Many Meredith students are well-positioned to apply for prestigious global fellowships and scholarships such as the Fulbright, Marshall, and others. With greater encouragement by faculty and staff who are in a position to identify likely candidates, more students will apply, and thus be awarded these life-changing scholarships.
That’s the view of Honors Director Brent Pitts, who is leading an effort to expand the number of applicants. Pitts and other faculty representatives are available to help guide students through the application process, which can be lengthy and involved.
To support this endeavor, faculty members can familiarize themselves with the types of fellowships/scholarships available, especially as they pertain to particular academic disciplines. Faculty members should give particular attention to the fellowships/scholarships for which there is a campus representative.
Surprisingly, while students should be strong academically, their GPA is not always a factor, nor is their major. According to Pitts, the most desirable fellowship or scholarship candidates have the discipline, dedication, and drive to put together a convincing and engaging application.

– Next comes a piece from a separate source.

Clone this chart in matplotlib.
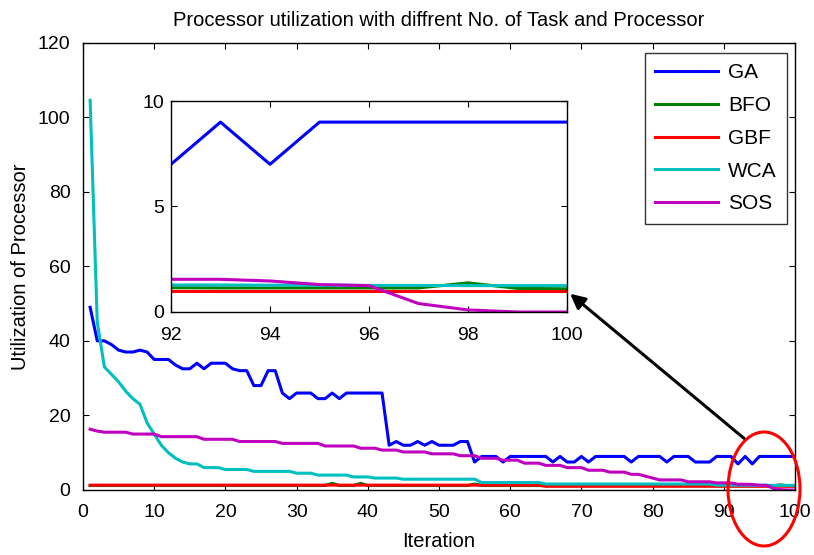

“The application process can stretch out over six months, so it is definitely a ‘project.’ They need to have a vision and a work ethic that enables them to present themselves well in writing and during a face-to-face interview,” said Pitts.
Application deadlines vary. Faculty members should consult the global fellowships page for guidance, where information is broken out by fall and spring application timelines. Details can also be found on the Honors tab of MyMeredith, including a list of all faculty representatives.
Several Meredith students have been awarded Fulbright fellowships, most recently Katelyn Smith, who was awarded a Fulbright English Teaching Assistantship in Mexico for 2016-17.
Pitts observed that applying for such fellowships has great value, even if students are not ultimately successful in their award.
“The process of applying for a global fellowship or scholarship identifies the applicant as a high-flyer – a student with ambition beyond courses, grades, and curriculum,” said Pitts. “Applicants who make the short-list are often encouraged to include this distinction on their curriculum vitae. In itself, the application process is a beneficial opportunity to articulate one’s vision.”